Bergeron, who is head of the committee organizing this year’s commemorative events, said there will be a focus on the lives behind the names.
Those names are well-known and each year they are read out: Genevieve Bergeron, Helene Colgan, Nathalie Croteau, Barbara Daigneault, Anne-Marie Edward, Maud Haviernick, Barbara Klucznik-Widajewicz, Maryse Laganiere, Maryse Leclair, Anne-Marie Lemay, Sonia Pelletier, Michele Richard, Annie St-Arneault and Annie Turcotte.
“We know their names,” Bergeron said. “For the past 30 years, we’ve said them, reminding people that they were women, but who were they? What were their hopes? Where did they want to be?”
A new book written by former Le Devoir editor Josee Boileau looks closely at the events and the victims themselves. Commissioned by the organizing committee, the idea was to give the next generation a reference but also remind that the women were more than victims.
“They were all very talented in a lot of fields. They were very energetic and nice and kind,” Bergeron said. “They were women that were curious to try different things – they were rays of sunshine in their respective families – that’s what comes out.”
Provost was a 23-year-old engineering student when Mark Lepine singled out women during his 20-minute shooting rampage. Fourteen women were killed – mostly students – while 13 people were wounded – nine women and four men.
In a classroom, Provost came face-to-face with Lepine, armed with a .223-calibre Sturm-Ruger rifle. The shooter made clear he was targeting his victims because he saw them as feminists – people he blamed for his own failings. Provost survived being shot in the forehead, both legs and a foot.
On the 30th anniversary, Provost said she looks at the harrowing events in a different light now that her own children are around the same age she was at the time.
“I more fully realize how young I was – I was a kid and we were kids – and it moves me a lot to see my kids and see they are where I was in my life – at the beginning,” she said. “I’m also much more sensitive to how terrible the loss of a child might have been for the families who had to survive after their kids (were killed) – I cannot imagine my grief and I don’t want to imagine it.”
Serge St-Arneault, whose sister Annie was killed that day, views the anniversary as a chance to come to terms with the tragedy.
“We finally found the word that was missing – femicide – it was women who were targeted,” he said.
St-Arneault was halfway across the world in 1989 doing missionary work at the Congo-Uganda border, and it took him a month to get back home. He was close to his sister – one of four siblings – and in the years that have passed, he has fought for tougher gun laws and an end to violence against women as a way of honouring Annie’s memory.
“There was before Dec. 6, 1989, and after,” St-Arneault said. “This moment is a pivotal one in Quebec and Canada, that we must mobilize to build a society where women are safe.”
But for survivors and victims’ families, the fact the weapon used in the mass killing has yet to be banned by Canadian authorities is difficult to fathom.
“It’s not easy, especially for the families, to keep fighting after 30 years, to keep facing the fact that the weapon that was used to kill their sisters and daughters is still legal and non-restricted,” said Heidi Rathjen, who was a Polytechnique student the night of the shooting and later became a staunch gun-control advocate.
Rathjen says they want to see “comprehensive, bold gun-control measures,” from the re-elected federal Liberals, including a full ban on assault-style weapons and handguns in short order.

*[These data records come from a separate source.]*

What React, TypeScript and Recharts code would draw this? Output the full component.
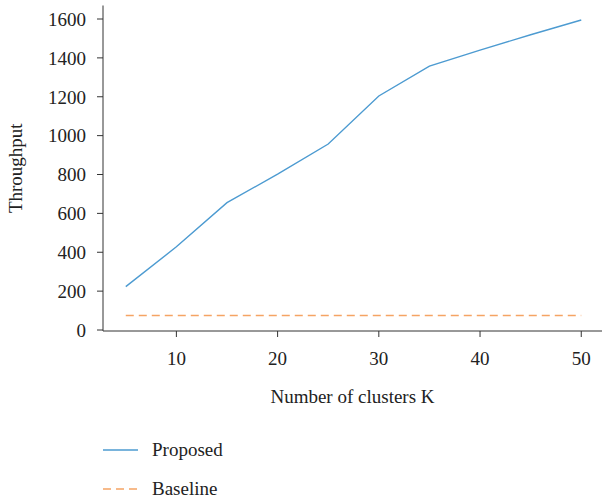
import React from 'react';
import { LineChart, Line, XAxis, YAxis, Legend } from 'recharts';

// Number of clusters K and measured throughput
const clusters = [5, 10, 15, 20, 25, 30, 35, 40, 45, 50];
const proposed = [223, 428, 655, 802, 957, 1204, 1358, 1440, 1519, 1595];
const baseline = [75, 75, 75, 75, 75, 75, 75, 75, 75, 75];
const xTicks = [10, 20, 30, 40, 50];
const yTicks = [0, 200, 400, 600, 800, 1000, 1200, 1400, 1600];

const data = clusters.map((k, i) => ({ k, proposed: proposed[i], baseline: baseline[i] }));

const FONT = '"Liberation Serif", "DejaVu Serif", serif';
const FS = 19;
const AXIS = '#333333';
const BLUE = '#4d9bd1';
const ORANGE = '#f5a464';

const LegendBox = () => (
    <div style={{ height: 70, width: 602, position: 'relative', fontFamily: FONT, fontSize: FS, color: '#222' }}>
        <div style={{ position: 'absolute', top: 8, left: 103, display: 'flex', alignItems: 'center', height: 24 }}>
            <svg width={35} height={4}><line x1={0} y1={2} x2={35} y2={2} stroke={BLUE} strokeWidth={1.4} /></svg>
            <span style={{ marginLeft: 14 }}>Proposed</span>
        </div>
        <div style={{ position: 'absolute', top: 47, left: 103, display: 'flex', alignItems: 'center', height: 24 }}>
            <svg width={35} height={4}><line x1={0} y1={2} x2={35} y2={2} stroke={ORANGE} strokeWidth={1.6} strokeDasharray="8 5" /></svg>
            <span style={{ marginLeft: 14 }}>Baseline</span>
        </div>
    </div>
);

export default function App() {
    return (
        <div style={{ position: 'absolute', left: 0, top: 0, width: 602, height: 500, overflow: 'hidden', background: '#fff' }}>
            <LineChart width={602} height={500} data={data} margin={{ top: 5.5, right: 0, left: 0, bottom: 0 }}>
                <XAxis
                    dataKey="k"
                    type="number"
                    domain={[2.75, 52.05]}
                    ticks={xTicks}
                    allowDataOverflow
                    height={99}
                    stroke={AXIS}
                    tickSize={6}
                    tickMargin={15}
                    tick={{ fill: '#222', fontFamily: FONT, fontSize: FS }}
                    label={{ value: 'Number of clusters K', position: 'insideTop', offset: 59, fill: '#222', fontFamily: FONT, fontSize: FS }}
                />
                <XAxis xAxisId="top" orientation="top" dataKey="k" type="number" domain={[2.75, 52.05]} height={0} tick={false} tickLine={false} stroke={AXIS} />
                <YAxis
                    type="number"
                    domain={[-5.1, 1669.5]}
                    ticks={yTicks}
                    allowDataOverflow
                    width={103}
                    stroke={AXIS}
                    tickSize={6}
                    tickMargin={11}
                    tick={{ fill: '#222', fontFamily: FONT, fontSize: FS }}
                    label={{ value: 'Throughput', angle: -90, position: 'insideLeft', offset: 15, fill: '#222', fontFamily: FONT, fontSize: FS, style: { textAnchor: 'middle' } }}
                />
                <Legend verticalAlign="bottom" content={() => <LegendBox />} wrapperStyle={{ left: 0, width: 602 }} />
                <Line type="linear" dataKey="proposed" stroke={BLUE} strokeWidth={1.4} dot={false} isAnimationActive={false} />
                <Line type="linear" dataKey="baseline" stroke={ORANGE} strokeWidth={1.6} strokeDasharray="8 5" dot={false} isAnimationActive={false} />
            </LineChart>
        </div>
    );
}
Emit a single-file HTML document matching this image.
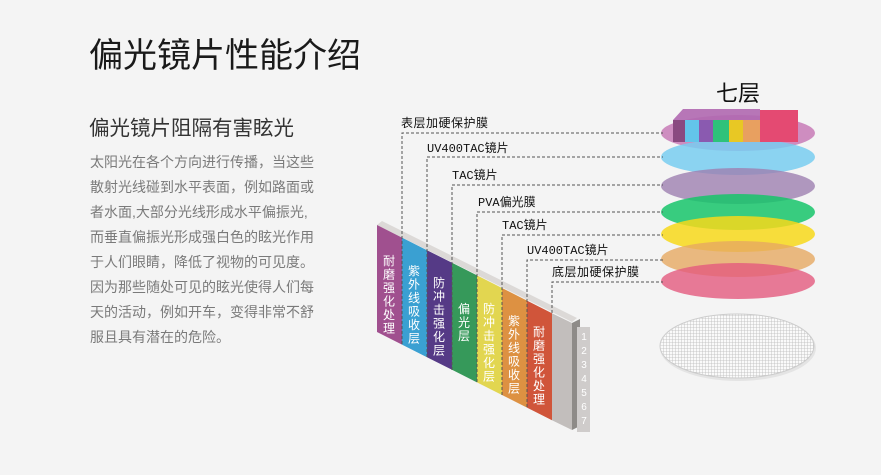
<!DOCTYPE html>
<html><head><meta charset="utf-8"><style>
html,body{margin:0;padding:0;background:#f4f4f4;}
svg{display:block;}
text{font-family:"Liberation Sans","Noto Sans CJK SC",sans-serif;}
text.mono{font-family:"Liberation Mono","Noto Sans CJK SC",monospace;}
</style></head><body>
<svg width="881" height="475" viewBox="0 0 881 475" xmlns="http://www.w3.org/2000/svg">
<rect width="881" height="475" fill="#f4f4f4"/>
<text x="89" y="67" font-size="34" fill="#1a1a1a">偏光镜片性能介绍</text>
<text x="89" y="135" font-size="20.5" fill="#333">偏光镜片阻隔有害眩光</text>
<g font-size="14" fill="#7a7a7a">
<text x="90" y="167">太阳光在各个方向进行传播，当这些</text>
<text x="90" y="192">散射光线碰到水平表面，例如路面或</text>
<text x="90" y="217">者水面,大部分光线形成水平偏振光,</text>
<text x="90" y="242">而垂直偏振光形成强白色的眩光作用</text>
<text x="90" y="267">于人们眼睛，降低了视物的可见度。</text>
<text x="90" y="292">因为那些随处可见的眩光使得人们每</text>
<text x="90" y="317">天的活动，例如开车，变得非常不舒</text>
<text x="90" y="342">服且具有潜在的危险。</text>
</g>
<polygon points="377,225 382,221 577,318 572,322" fill="#dcd9d7"/>
<g>
<polygon points="377,225 402,237.6 402,344.6 377,332" fill="#a0508f"/>
<polygon points="402,237.6 427,250.2 427,357.2 402,344.6" fill="#3aa0d2"/>
<polygon points="427,250.2 452,262.8 452,369.8 427,357.2" fill="#553a86"/>
<polygon points="452,262.8 477,275.4 477,382.4 452,369.8" fill="#36995a"/>
<polygon points="477,275.4 502,288 502,395 477,382.4" fill="#e2d650"/>
<polygon points="502,288 527,300.6 527,407.6 502,395" fill="#dd9142"/>
<polygon points="527,300.6 552,313.2 552,420.2 527,407.6" fill="#d0553a"/>
<polygon points="552,313.2 572,323 572,430 552,420.2" fill="#c2bebc"/>
<polygon points="572,323 580,319 580,426 572,430" fill="#8e8b88"/>
<polygon points="577,327 590,327 590,432 577,432" fill="#cfcccb"/>
</g>
<g font-size="10" fill="#fff" text-anchor="middle">
<text x="584" y="340">1</text><text x="584" y="354">2</text><text x="584" y="368">3</text><text x="584" y="382">4</text><text x="584" y="396">5</text><text x="584" y="410">6</text><text x="584" y="424">7</text>
</g>
<g font-size="12" fill="#fff" text-anchor="middle">
<text x="389" y="265"><tspan x="389">耐</tspan><tspan x="389" dy="13.5">磨</tspan><tspan x="389" dy="13.5">强</tspan><tspan x="389" dy="13.5">化</tspan><tspan x="389" dy="13.5">处</tspan><tspan x="389" dy="13.5">理</tspan></text>
<text x="414" y="275"><tspan x="414">紫</tspan><tspan x="414" dy="13.5">外</tspan><tspan x="414" dy="13.5">线</tspan><tspan x="414" dy="13.5">吸</tspan><tspan x="414" dy="13.5">收</tspan><tspan x="414" dy="13.5">层</tspan></text>
<text x="439" y="287"><tspan x="439">防</tspan><tspan x="439" dy="13.5">冲</tspan><tspan x="439" dy="13.5">击</tspan><tspan x="439" dy="13.5">强</tspan><tspan x="439" dy="13.5">化</tspan><tspan x="439" dy="13.5">层</tspan></text>
<text x="464" y="313"><tspan x="464">偏</tspan><tspan x="464" dy="13.5">光</tspan><tspan x="464" dy="13.5">层</tspan></text>
<text x="489" y="313"><tspan x="489">防</tspan><tspan x="489" dy="13.5">冲</tspan><tspan x="489" dy="13.5">击</tspan><tspan x="489" dy="13.5">强</tspan><tspan x="489" dy="13.5">化</tspan><tspan x="489" dy="13.5">层</tspan></text>
<text x="514" y="325"><tspan x="514">紫</tspan><tspan x="514" dy="13.5">外</tspan><tspan x="514" dy="13.5">线</tspan><tspan x="514" dy="13.5">吸</tspan><tspan x="514" dy="13.5">收</tspan><tspan x="514" dy="13.5">层</tspan></text>
<text x="539" y="336"><tspan x="539">耐</tspan><tspan x="539" dy="13.5">磨</tspan><tspan x="539" dy="13.5">强</tspan><tspan x="539" dy="13.5">化</tspan><tspan x="539" dy="13.5">处</tspan><tspan x="539" dy="13.5">理</tspan></text>
</g>
<g>
<ellipse cx="738" cy="133" rx="77" ry="18" fill="#c77ab6" opacity="0.85"/>
<ellipse cx="738" cy="157" rx="77" ry="18" fill="#78cdf0" opacity="0.85"/>
<ellipse cx="738" cy="186" rx="77" ry="18" fill="#9d7fb0" opacity="0.8"/>
<ellipse cx="738" cy="212" rx="77" ry="18" fill="#16c46a" opacity="0.85"/>
<ellipse cx="738" cy="234" rx="77" ry="18" fill="#f7d81a" opacity="0.85"/>
<ellipse cx="738" cy="259" rx="77" ry="18" fill="#e6a962" opacity="0.8"/>
<ellipse cx="738" cy="281" rx="77" ry="18" fill="#e35a7e" opacity="0.8"/>
</g>
<defs><pattern id="m" width="3" height="3" patternUnits="userSpaceOnUse"><rect width="3" height="3" fill="#fafafa"/><path d="M0 0H3M0 0V3" stroke="#bbb" stroke-width="0.8"/></pattern></defs>
<ellipse cx="738" cy="348" rx="78" ry="33" fill="#e4e4e4"/>
<ellipse cx="737" cy="346" rx="77" ry="32" fill="url(#m)" stroke="#ccc"/>
<g>
<rect x="673" y="120" width="125" height="22" fill="#c070a8"/>
<rect x="673" y="120" width="12" height="22" fill="#8a4a80"/>
<rect x="685" y="120" width="14" height="22" fill="#63c5ea"/>
<rect x="699" y="120" width="14" height="22" fill="#8a5ab0"/>
<rect x="713" y="120" width="16" height="22" fill="#2ec27a"/>
<rect x="729" y="120" width="14" height="22" fill="#e8c824"/>
<rect x="743" y="120" width="17" height="22" fill="#e8a060"/>
<rect x="760" y="110" width="38" height="32" fill="#e44a72"/>
<polygon points="673,120 683,109 760,109 760,120" fill="#b068b0" opacity="0.9"/>
</g>
<text x="738" y="101" font-size="22" fill="#111" text-anchor="middle">七层</text>
<g fill="none" stroke="#555" stroke-width="1" stroke-dasharray="3,2">
<path d="M402 344 V133 H663"/>
<path d="M427 357 V157 H663"/>
<path d="M452 370 V185 H663"/>
<path d="M477 382 V212 H663"/>
<path d="M502 395 V235 H663"/>
<path d="M527 407 V260 H663"/>
<path d="M552 313 V282 H663"/>
</g>
<g font-size="12" fill="#111">
<text class="mono" x="401" y="127" letter-spacing="0.5">表层加硬保护膜</text>
<text class="mono" x="427" y="152">UV400TAC镜片</text>
<text class="mono" x="452" y="179">TAC镜片</text>
<text class="mono" x="478" y="206">PVA偏光膜</text>
<text class="mono" x="502" y="229">TAC镜片</text>
<text class="mono" x="527" y="254">UV400TAC镜片</text>
<text class="mono" x="552" y="276" letter-spacing="0.5">底层加硬保护膜</text>
</g>
</svg>
</body></html>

She pointed to New Zealand, which brought in a ban on assault weapons and rigorous screening and registration measures after a mass shooting at two mosques claimed 51 lives last March.
“If the new government doesn’t act decisively and boldly in the public interest now, 30 years later, after having been elected twice on the basis of a promise to strengthen gun control, then when?” Rathjen asked.